Basically it looks like the population represented by G2a2 and G2a3 was present in both Turkey and Western Europe.

G2a1 is only about 3k years old so would not have been around when folk from the area headed across to Europe (neolithic LBK G2a3 is 5k old). This represents a post neolithic expansion from most probably a G2a population.

G2a4 was only identified in 2009 so we dont have much data on it, and it could well be in Turkey or the Caucasus also.

Everything we actually know is consistent with a population from the Caucasus (or nearby) being the source for European G2a.

eurologist said...

"I think we have to view this pretty map with extreme caution"

Annie Mouse,

I agree 100%. I think it shows that it is based on way too few markers - most of the transitions are not believable unless G's were all European traveling salesmen.

Of course one has to be careful about at what level in the tree people moved around.

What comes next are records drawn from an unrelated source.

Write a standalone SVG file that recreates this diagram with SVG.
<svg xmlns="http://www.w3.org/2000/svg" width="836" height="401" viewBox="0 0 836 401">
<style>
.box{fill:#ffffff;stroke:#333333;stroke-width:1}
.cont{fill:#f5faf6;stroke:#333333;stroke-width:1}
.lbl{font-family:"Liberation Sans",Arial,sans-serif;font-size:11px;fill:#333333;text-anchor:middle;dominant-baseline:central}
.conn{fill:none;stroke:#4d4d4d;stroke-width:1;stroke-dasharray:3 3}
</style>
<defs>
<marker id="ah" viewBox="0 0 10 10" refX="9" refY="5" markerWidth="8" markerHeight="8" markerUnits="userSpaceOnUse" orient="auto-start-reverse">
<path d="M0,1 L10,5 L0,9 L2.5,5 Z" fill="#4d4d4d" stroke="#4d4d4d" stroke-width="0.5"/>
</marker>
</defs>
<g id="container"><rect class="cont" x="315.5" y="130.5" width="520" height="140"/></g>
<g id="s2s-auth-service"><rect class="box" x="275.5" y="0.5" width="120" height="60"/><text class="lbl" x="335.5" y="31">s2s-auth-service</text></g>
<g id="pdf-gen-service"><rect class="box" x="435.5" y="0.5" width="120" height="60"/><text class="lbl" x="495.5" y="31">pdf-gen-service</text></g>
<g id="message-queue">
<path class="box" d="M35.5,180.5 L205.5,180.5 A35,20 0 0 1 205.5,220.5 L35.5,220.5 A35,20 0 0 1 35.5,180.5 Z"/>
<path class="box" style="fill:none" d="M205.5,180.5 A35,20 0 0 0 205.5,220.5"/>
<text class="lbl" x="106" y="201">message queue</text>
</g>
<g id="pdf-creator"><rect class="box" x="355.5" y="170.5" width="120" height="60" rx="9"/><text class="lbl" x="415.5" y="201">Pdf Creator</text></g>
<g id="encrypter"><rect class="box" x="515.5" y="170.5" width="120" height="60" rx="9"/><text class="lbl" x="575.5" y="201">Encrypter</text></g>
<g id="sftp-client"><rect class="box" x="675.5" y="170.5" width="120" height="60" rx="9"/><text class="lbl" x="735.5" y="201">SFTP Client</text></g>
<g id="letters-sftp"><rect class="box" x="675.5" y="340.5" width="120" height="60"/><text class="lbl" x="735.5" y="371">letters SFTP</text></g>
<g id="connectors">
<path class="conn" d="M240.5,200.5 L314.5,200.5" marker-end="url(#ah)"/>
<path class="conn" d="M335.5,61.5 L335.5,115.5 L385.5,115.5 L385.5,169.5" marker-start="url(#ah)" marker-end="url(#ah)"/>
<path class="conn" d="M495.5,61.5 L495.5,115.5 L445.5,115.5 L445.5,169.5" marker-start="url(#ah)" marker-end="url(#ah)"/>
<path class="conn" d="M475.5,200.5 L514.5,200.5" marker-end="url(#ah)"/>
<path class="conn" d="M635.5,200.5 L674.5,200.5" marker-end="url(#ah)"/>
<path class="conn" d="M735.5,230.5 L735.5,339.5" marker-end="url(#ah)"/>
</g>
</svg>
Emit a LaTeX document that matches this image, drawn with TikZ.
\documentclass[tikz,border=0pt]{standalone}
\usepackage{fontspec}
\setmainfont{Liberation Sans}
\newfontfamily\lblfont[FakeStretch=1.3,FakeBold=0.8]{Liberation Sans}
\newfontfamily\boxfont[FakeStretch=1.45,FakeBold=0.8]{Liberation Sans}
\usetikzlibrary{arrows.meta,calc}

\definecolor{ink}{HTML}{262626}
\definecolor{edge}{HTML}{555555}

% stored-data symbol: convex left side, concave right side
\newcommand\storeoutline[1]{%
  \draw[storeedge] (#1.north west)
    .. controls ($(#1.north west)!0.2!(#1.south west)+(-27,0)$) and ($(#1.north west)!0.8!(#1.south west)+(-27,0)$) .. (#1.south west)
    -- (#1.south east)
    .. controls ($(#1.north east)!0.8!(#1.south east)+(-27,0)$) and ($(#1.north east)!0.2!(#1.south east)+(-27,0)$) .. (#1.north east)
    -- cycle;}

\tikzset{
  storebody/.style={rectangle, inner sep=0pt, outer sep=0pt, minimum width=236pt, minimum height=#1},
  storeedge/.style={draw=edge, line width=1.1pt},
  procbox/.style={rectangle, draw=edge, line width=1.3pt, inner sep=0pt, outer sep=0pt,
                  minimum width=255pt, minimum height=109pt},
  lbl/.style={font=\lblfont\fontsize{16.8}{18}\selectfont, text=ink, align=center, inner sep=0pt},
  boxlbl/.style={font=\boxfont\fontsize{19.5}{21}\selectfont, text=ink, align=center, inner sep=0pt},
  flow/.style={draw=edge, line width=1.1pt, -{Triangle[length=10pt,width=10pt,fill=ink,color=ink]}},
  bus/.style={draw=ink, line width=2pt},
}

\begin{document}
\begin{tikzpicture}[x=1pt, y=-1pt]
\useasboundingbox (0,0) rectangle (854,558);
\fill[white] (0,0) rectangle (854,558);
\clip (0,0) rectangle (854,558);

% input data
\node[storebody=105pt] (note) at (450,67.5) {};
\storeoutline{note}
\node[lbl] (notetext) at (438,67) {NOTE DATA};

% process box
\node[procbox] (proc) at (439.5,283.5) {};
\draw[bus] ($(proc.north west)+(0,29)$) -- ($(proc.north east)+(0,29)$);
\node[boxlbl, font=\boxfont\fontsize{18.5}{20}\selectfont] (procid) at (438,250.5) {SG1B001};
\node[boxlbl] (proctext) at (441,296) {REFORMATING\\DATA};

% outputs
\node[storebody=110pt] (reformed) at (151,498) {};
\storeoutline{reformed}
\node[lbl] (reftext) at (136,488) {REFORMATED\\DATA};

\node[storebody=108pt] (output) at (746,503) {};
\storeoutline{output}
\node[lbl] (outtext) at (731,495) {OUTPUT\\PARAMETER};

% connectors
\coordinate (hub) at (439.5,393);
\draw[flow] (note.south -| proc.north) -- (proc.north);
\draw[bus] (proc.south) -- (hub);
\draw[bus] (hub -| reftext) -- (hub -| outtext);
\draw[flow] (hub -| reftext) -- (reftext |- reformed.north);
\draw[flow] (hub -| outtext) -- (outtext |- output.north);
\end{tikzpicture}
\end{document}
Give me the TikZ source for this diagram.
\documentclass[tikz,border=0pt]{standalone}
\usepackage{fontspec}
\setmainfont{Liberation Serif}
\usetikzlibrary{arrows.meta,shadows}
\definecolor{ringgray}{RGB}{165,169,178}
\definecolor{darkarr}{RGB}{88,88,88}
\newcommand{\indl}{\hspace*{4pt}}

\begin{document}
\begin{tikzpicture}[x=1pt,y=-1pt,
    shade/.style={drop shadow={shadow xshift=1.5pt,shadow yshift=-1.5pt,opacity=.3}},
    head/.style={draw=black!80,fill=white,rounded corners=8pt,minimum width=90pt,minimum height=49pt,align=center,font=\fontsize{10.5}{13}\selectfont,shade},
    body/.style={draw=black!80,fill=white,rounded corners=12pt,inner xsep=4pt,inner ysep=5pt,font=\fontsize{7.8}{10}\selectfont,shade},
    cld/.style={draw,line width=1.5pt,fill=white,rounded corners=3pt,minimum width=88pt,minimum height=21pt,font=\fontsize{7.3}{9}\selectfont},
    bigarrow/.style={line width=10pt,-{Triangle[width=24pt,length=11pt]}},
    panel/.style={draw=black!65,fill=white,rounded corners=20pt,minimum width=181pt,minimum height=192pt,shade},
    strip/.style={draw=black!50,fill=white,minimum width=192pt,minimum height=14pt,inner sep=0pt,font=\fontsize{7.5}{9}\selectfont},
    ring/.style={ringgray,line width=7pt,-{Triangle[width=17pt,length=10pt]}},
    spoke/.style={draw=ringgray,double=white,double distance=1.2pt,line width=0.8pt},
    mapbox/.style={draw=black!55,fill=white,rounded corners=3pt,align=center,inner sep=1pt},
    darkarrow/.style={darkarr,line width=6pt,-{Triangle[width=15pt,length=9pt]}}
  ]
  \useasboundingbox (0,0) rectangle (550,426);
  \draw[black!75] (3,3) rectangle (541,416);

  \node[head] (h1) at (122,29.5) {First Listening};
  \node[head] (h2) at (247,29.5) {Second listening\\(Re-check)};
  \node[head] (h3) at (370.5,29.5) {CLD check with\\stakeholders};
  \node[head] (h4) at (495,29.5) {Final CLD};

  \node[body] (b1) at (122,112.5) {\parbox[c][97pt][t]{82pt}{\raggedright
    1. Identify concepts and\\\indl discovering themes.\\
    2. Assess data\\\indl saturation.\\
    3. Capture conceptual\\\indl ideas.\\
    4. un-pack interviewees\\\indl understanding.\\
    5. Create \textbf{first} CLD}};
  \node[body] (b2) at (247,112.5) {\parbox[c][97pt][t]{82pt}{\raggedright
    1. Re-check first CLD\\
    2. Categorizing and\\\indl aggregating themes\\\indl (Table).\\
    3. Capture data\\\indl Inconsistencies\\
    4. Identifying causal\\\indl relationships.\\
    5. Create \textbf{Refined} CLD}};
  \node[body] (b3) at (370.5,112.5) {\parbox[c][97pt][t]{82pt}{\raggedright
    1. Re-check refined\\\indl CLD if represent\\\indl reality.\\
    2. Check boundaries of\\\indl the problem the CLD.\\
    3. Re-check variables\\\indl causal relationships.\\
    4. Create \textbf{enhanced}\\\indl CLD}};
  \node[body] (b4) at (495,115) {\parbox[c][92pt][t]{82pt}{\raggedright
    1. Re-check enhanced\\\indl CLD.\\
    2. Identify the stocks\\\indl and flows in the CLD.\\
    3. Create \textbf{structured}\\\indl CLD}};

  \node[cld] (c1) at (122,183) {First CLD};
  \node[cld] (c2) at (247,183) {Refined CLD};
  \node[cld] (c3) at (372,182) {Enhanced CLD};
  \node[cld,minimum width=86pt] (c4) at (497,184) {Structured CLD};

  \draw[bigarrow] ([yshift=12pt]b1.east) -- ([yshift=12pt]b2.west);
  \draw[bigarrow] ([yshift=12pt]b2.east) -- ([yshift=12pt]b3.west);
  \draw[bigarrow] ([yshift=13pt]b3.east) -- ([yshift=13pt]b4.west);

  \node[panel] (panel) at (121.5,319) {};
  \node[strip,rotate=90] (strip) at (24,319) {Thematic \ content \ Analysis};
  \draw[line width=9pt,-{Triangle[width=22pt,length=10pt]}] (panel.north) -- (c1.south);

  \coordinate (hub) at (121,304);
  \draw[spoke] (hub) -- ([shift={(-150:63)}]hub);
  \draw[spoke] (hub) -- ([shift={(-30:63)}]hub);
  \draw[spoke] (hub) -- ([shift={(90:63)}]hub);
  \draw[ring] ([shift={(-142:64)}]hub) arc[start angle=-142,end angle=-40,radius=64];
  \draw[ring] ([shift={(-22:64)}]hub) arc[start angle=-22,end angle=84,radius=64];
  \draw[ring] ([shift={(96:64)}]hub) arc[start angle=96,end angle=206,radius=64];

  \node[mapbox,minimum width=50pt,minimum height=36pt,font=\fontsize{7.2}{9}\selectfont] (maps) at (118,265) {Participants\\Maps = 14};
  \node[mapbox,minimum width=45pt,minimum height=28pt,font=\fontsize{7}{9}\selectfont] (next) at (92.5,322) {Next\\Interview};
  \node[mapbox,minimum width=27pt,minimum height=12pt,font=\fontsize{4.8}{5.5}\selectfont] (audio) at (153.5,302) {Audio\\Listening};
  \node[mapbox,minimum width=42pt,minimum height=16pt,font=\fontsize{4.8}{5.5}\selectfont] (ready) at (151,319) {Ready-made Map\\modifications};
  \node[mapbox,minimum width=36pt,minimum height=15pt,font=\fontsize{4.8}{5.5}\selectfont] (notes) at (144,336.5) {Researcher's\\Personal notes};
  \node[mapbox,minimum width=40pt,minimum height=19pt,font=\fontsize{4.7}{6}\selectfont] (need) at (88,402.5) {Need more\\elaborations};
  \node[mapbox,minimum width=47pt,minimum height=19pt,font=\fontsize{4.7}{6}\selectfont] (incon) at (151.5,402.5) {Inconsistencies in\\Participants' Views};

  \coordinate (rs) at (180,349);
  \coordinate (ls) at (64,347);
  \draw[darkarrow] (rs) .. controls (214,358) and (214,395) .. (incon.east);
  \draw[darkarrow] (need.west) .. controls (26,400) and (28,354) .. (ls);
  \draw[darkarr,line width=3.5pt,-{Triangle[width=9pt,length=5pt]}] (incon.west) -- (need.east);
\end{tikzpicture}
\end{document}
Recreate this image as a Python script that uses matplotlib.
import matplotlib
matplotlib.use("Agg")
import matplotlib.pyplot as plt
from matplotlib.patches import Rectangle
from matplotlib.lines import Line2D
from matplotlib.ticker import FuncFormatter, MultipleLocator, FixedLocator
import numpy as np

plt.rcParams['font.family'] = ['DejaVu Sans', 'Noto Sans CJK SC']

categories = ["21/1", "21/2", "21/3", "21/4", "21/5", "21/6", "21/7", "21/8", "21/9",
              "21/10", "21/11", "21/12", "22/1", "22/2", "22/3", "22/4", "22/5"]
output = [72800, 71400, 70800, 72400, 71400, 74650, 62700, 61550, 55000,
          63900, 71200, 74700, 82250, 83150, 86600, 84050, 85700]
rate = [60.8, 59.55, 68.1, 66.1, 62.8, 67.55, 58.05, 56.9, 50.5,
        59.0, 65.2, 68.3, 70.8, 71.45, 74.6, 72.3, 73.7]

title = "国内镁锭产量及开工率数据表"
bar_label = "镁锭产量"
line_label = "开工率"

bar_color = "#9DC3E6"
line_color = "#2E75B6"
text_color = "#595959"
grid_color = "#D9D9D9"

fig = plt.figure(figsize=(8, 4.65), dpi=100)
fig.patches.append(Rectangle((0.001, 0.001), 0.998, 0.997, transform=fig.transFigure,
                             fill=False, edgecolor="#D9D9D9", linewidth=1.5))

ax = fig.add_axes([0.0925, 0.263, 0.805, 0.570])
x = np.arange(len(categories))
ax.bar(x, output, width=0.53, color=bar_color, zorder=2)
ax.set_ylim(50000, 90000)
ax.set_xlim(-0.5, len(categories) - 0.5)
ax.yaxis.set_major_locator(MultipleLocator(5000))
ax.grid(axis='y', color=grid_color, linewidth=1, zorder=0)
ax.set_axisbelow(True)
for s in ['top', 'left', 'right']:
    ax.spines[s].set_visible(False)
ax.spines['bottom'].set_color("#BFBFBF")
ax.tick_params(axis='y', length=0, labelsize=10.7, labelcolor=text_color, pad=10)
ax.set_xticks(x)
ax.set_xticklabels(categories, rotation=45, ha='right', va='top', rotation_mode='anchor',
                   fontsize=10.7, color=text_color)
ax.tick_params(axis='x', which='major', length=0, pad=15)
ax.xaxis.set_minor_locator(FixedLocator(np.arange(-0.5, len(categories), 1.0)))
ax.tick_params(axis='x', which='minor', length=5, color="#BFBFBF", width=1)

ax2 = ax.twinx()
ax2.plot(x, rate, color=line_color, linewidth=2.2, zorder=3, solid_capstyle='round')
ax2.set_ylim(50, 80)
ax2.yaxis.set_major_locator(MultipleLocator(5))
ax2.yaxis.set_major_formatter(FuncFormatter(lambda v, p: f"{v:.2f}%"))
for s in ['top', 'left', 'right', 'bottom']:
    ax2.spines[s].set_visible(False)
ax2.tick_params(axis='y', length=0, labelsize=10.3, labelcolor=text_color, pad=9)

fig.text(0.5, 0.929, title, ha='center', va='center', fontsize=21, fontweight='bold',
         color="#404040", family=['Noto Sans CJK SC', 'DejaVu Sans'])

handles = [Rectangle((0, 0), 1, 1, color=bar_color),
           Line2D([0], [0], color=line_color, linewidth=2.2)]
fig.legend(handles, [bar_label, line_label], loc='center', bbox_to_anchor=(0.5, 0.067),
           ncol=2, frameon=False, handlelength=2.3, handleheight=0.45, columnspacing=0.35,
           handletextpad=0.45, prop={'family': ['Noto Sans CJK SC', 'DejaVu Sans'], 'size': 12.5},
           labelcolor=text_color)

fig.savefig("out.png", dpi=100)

The G-Project people seem to think G's traveled to Europe every few hundred years, with each new group mostly wiping out their progenitors.

Well, that is a bit exaggerated, but they seem to be preoccupied with fancy migration stories and forget that G (at several levels), once in Europe, formed their own large clusters, and some amount of back-migration is to be expected. And of course, their time estimates are way off (a factor of 2-3 at least too young in many cases, IMO). For example, they list G2a4 as 3,000 years, when we know it is at the absolute minimum 5,000 years old, and most G3a3 subgroups as only ~1,000 to a few 1,000 years old, when we know that at the base level it is at least 7,000 years old (Derenburg) - and of course it should have seen the beginning of its explosion in Europe right with LBK.

At any rate, from their compilation, G2* is found both in Europe and Armenia, G2a* basically everywhere where G is found. But only a few, derived sub-groups are Caucasus-specific: e.g., G2a1.

G2a3b1, the one most prevalent in Europe, is supposedly only 5,000 years old according to Wikipedia, yet found in North Africa, India, Uzbekistan, Siberia, Malaysia, and China! This is also found at high prevalence in the Caucasus, but is highly derived, so likely got there the same way it got (almost) all over the world.

A more parsimonious hypothesis is that 95% or so of G in Europe entered exactly twice: once before LGM (as G2a*), and once with LBK (perhaps from being present in the Balkans before agriculture), as G2a3b1*, G2a3b1a1* and G2a3b*.

Onur said...

BTW, Mr. Metspalu also told me that all of the Behar/Yunusbayev Turks are from the autocthonous Turks of the historic Cappadocia region, so, for instance, they do not descend from the emigrants from the Balkans or the Caucasus to that region. So the Behar/Yunusbayev Turks can at most represent Turks from the historic Cappadocia region. I say at most, as Mr. Metspalu doesn't know from which provinces of the historic Cappadocia region they are, he only knows that they are all from the historic Cappadocia region and all autocthonous Turks of that region. So they may be from a single province of the historic Cappadocia region or from multiple provinces of it, only the sample collectors know these details according to Mr. Metspalu.

terryt said...

"G1= Iran
G2= East of Turkey (probably)"

That's interesting. And revealing. Region of origin?